Print-on-demand lets you sell designs on shirts, mugs, stickers, tote bags, and phone cases without holding inventory. Platforms like Printful, Printify, Redbubble, and Etsy handle much of the production process.

This is easy to start but harder to profit from. Generic designs disappear fast. Specific designs sell better because they speak to a real group.

Instead of “funny coffee shirt,” think “gift for night-shift nurses who live on iced coffee.” That’s more targeted. Use Canva to create five simple designs, upload them, and write clear product titles.

13. Resume and LinkedIn Profile Help

Job seekers often feel stuck, and a better resume can help them move again. If you write well or understand hiring, this can become a strong service-based side hustle.

Offer resume reviews, LinkedIn headline rewrites, cover letter edits, or interview prep. Start with one before-and-after sample using a fictional resume if needed. Then post a simple offer on LinkedIn, local job groups, or community boards.

The best resume help does more than fix formatting. It turns vague duties into measurable value. “Handled customer calls” becomes “Resolved 40+ customer inquiries daily while maintaining high satisfaction scores.”

That shift matters.

14. Renting Out a Room, Parking Space, or Equipment

Sometimes the best side hustle is not more work. It’s using something you already have. A spare room, driveway, storage area, camera, power tools, camping gear, or event equipment may have rental value.

Check local rules before listing anything. This especially matters for rooms, parking, storage, and short-term rentals. Also think about deposits, insurance, damage policies, and written terms.

Start with a low-risk asset. Maybe rent out a parking space during a local event or lend equipment through a trusted platform. The boring details matter here because they protect your money.

15. Simple Handyman or Assembly Services

Plenty of people hate assembling furniture, mounting shelves, hanging curtain rods, fixing loose handles, or installing basic hardware. If you’re handy and own tools, this is one of the most practical side hustles you can start this weekend.

Keep the offer tight. Don’t advertise “anything and everything.” Offer three specific services, such as furniture assembly, shelf installation, and TV mounting. Price each one clearly before the job begins.

Neighborhood apps, Facebook groups, and word of mouth work well. Ask every happy customer for a review or referral. Small jobs can stack quickly when people trust you.

How to Choose the Best Side Hustle to Start This Weekend

The best choice depends on what you already have.

If you need quick cash, start with delivery, selling unused items, babysitting, cleaning, or yard work. If you want low startup costs, try writing, tutoring, virtual assistant work, or resume help. If you want long-term growth, consider freelance services, tutoring, social media help, or print-on-demand.

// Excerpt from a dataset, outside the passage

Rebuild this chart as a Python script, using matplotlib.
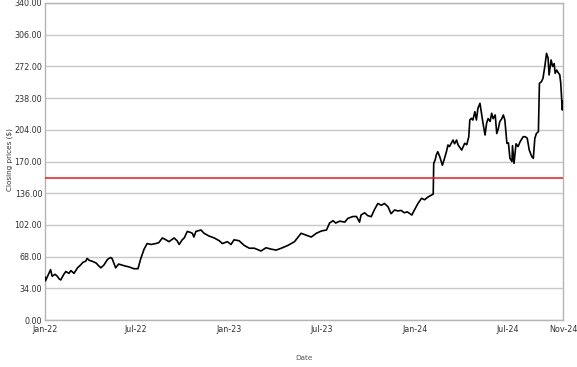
import matplotlib
matplotlib.use("Agg")
import matplotlib.pyplot as plt
import pandas as pd

dates = [
    "2022-01-03", "2022-01-04", "2022-01-09", "2022-01-14", "2022-01-17", "2022-01-23", "2022-01-27", "2022-01-31",
    "2022-02-03", "2022-02-09", "2022-02-13", "2022-02-19", "2022-02-23", "2022-03-01", "2022-03-08", "2022-03-14",
    "2022-03-19", "2022-03-24", "2022-03-27", "2022-03-31", "2022-04-06", "2022-04-14", "2022-04-17", "2022-04-23",
    "2022-04-29", "2022-05-06", "2022-05-12", "2022-05-15", "2022-05-22", "2022-05-28", "2022-06-03", "2022-06-09",
    "2022-06-17", "2022-06-27", "2022-07-05", "2022-07-10", "2022-07-17", "2022-07-23", "2022-07-31", "2022-08-09",
    "2022-08-15", "2022-08-22", "2022-08-29", "2022-09-04", "2022-09-14", "2022-09-20", "2022-09-24", "2022-09-30",
    "2022-10-04", "2022-10-10", "2022-10-16", "2022-10-20", "2022-10-23", "2022-10-27", "2022-11-06", "2022-11-12",
    "2022-11-22", "2022-12-02", "2022-12-12", "2022-12-18", "2022-12-28", "2023-01-04", "2023-01-10", "2023-01-20",
    "2023-01-30", "2023-02-09", "2023-02-19", "2023-03-04", "2023-03-14", "2023-03-24", "2023-04-03", "2023-04-13",
    "2023-04-26", "2023-05-09", "2023-05-22", "2023-06-01", "2023-06-11", "2023-06-21", "2023-07-01", "2023-07-11",
    "2023-07-17", "2023-07-24", "2023-07-29", "2023-08-06", "2023-08-16", "2023-08-22", "2023-09-01", "2023-09-08",
    "2023-09-14", "2023-09-17", "2023-09-24", "2023-09-30", "2023-10-07", "2023-10-13", "2023-10-20", "2023-10-27",
    "2023-11-02", "2023-11-09", "2023-11-15", "2023-11-22", "2023-11-28", "2023-12-05", "2023-12-11", "2023-12-17",
    "2023-12-26", "2023-12-31", "2024-01-07", "2024-01-14", "2024-01-20", "2024-01-27", "2024-02-06", "2024-02-07",
    "2024-02-10", "2024-02-12", "2024-02-15", "2024-02-19", "2024-02-24", "2024-02-28", "2024-03-03", "2024-03-06",
    "2024-03-09", "2024-03-16", "2024-03-19", "2024-03-23", "2024-03-26", "2024-04-02", "2024-04-05", "2024-04-08",
    "2024-04-12", "2024-04-16", "2024-04-18", "2024-04-21", "2024-04-24", "2024-04-28", "2024-05-01", "2024-05-04",
    "2024-05-08", "2024-05-11", "2024-05-14", "2024-05-18", "2024-05-21", "2024-05-24", "2024-05-28", "2024-05-31",
    "2024-06-03", "2024-06-07", "2024-06-10", "2024-06-13", "2024-06-16", "2024-06-20", "2024-06-23", "2024-06-26",
    "2024-06-30", "2024-07-03", "2024-07-06", "2024-07-10", "2024-07-11", "2024-07-14", "2024-07-18", "2024-07-22",
    "2024-07-26", "2024-08-01", "2024-08-05", "2024-08-09", "2024-08-13", "2024-08-18", "2024-08-21", "2024-08-24",
    "2024-08-27", "2024-08-31", "2024-09-02", "2024-09-06", "2024-09-09", "2024-09-13", "2024-09-16", "2024-09-19",
    "2024-09-21", "2024-09-25", "2024-09-28", "2024-10-01", "2024-10-03", "2024-10-06", "2024-10-08", "2024-10-12",
    "2024-10-14", "2024-10-17", "2024-10-18",
]

prices = [
    46, 42, 48, 54, 47, 49, 47, 44,
    43, 49, 52, 50, 53, 50, 56, 59,
    62, 63, 66, 64, 63, 61, 59, 56,
    59, 65, 67, 66, 56, 60, 59, 58,
    57, 55, 55, 65, 76, 82, 81, 82,
    83, 88, 86, 84, 88, 85, 81, 86,
    88, 95, 94, 93, 89, 95, 96.5, 93,
    90, 88, 85, 82, 84, 81, 86, 85,
    80, 77, 77, 74, 77.5, 76, 75, 77,
    80, 84, 93, 91, 89, 93, 95.5, 96.5,
    104, 106.5, 104, 106, 105, 109, 111, 111,
    105, 112.6, 115, 112, 110.8, 118, 125, 123,
    125, 121.5, 114, 118, 117, 117.5, 115, 116,
    112.6, 118, 125, 130.5, 129, 132, 135, 168,
    172, 177, 180.5, 175, 166, 173, 180.5, 187.7,
    186, 193, 189, 193, 187.7, 182.3, 186, 189.5,
    188, 196.6, 214.5, 216.3, 214.5, 223.4, 214.5, 227,
    232.4, 221.7, 211, 198.4, 211, 216, 213, 221.7,
    216, 219.9, 200, 205, 212.7, 216, 219.9, 214.5,
    189.5, 190, 173.4, 170, 187, 168, 189, 186,
    191.2, 196.6, 196.6, 195, 182.3, 175.2, 173.4, 194.9,
    200, 202, 253.9, 255.6, 259.2, 273.5, 286, 281,
    262.8, 278.9, 272, 275, 264.6, 268, 266, 263,
    253.9, 225.2, 235,
]

threshold = 152
y_ticks = [0, 34, 68, 102, 136, 170, 204, 238, 272, 306, 340]
x_tick_dates = ["2022-01-03", "2022-07-01", "2023-01-01", "2023-07-01", "2024-01-01", "2024-07-01", "2024-10-19"]
x_tick_labels = ["Jan-22", "Jul-22", "Jan-23", "Jul-23", "Jan-24", "Jul-24", "Nov-24"]

d = pd.to_datetime(dates)

fig = plt.figure(figsize=(5.77, 3.67), dpi=100)
ax = fig.add_axes([45 / 577, 1 - 320 / 367, (563.3 - 45) / 577, (320 - 3) / 367])

ax.plot(d, prices, color="black", linewidth=1.2, zorder=3)
ax.axhline(threshold, color="#e41a1c", linewidth=1.1, zorder=4)

ax.set_ylim(0, 340)
ax.set_xlim(pd.Timestamp("2022-01-03"), pd.Timestamp("2024-10-19"))
ax.set_yticks(y_ticks)
ax.set_yticklabels([f"{v:.2f}" for v in y_ticks])
ax.set_xticks(pd.to_datetime(x_tick_dates))
ax.set_xticklabels(x_tick_labels)

ax.grid(axis="y", color="#c8c8c8", linewidth=1.0)
ax.grid(axis="x", visible=False)
ax.set_axisbelow(True)
for s in ax.spines.values():
    s.set_color("#b4b4b4")
    s.set_linewidth(1.0)

ax.tick_params(axis="both", length=0, labelsize=5.8, colors="#333333")
ax.tick_params(axis="y", pad=2)
ax.tick_params(axis="x", pad=3.5)

fig.text(10 / 577, 1 - 160 / 367, "Closing prices ($)", fontsize=5.2, color="#333333",
         rotation=90, ha="center", va="center")
fig.text(304 / 577, 1 - 358 / 367, "Date", fontsize=5.2, color="#555555", ha="center", va="center")

fig.savefig("out.png", dpi=100)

Don’t choose the most impressive idea. Choose the one you can actually start by Sunday night.

Your Weekend Action Plan

On Friday, pick one side hustle. Not five. One.

On Saturday, create the offer. Write what you do, who it helps, what it costs, when you’re available, and how people contact you.

On Sunday, ask for the first sale. Message friends, neighbors, former coworkers, local businesses, or community groups.

The goal is not to build an empire this weekend. The goal is to get visible, test the offer, and create proof. One listing. One message. One paid task.

That’s how a side hustle stops being an idea and starts becoming income.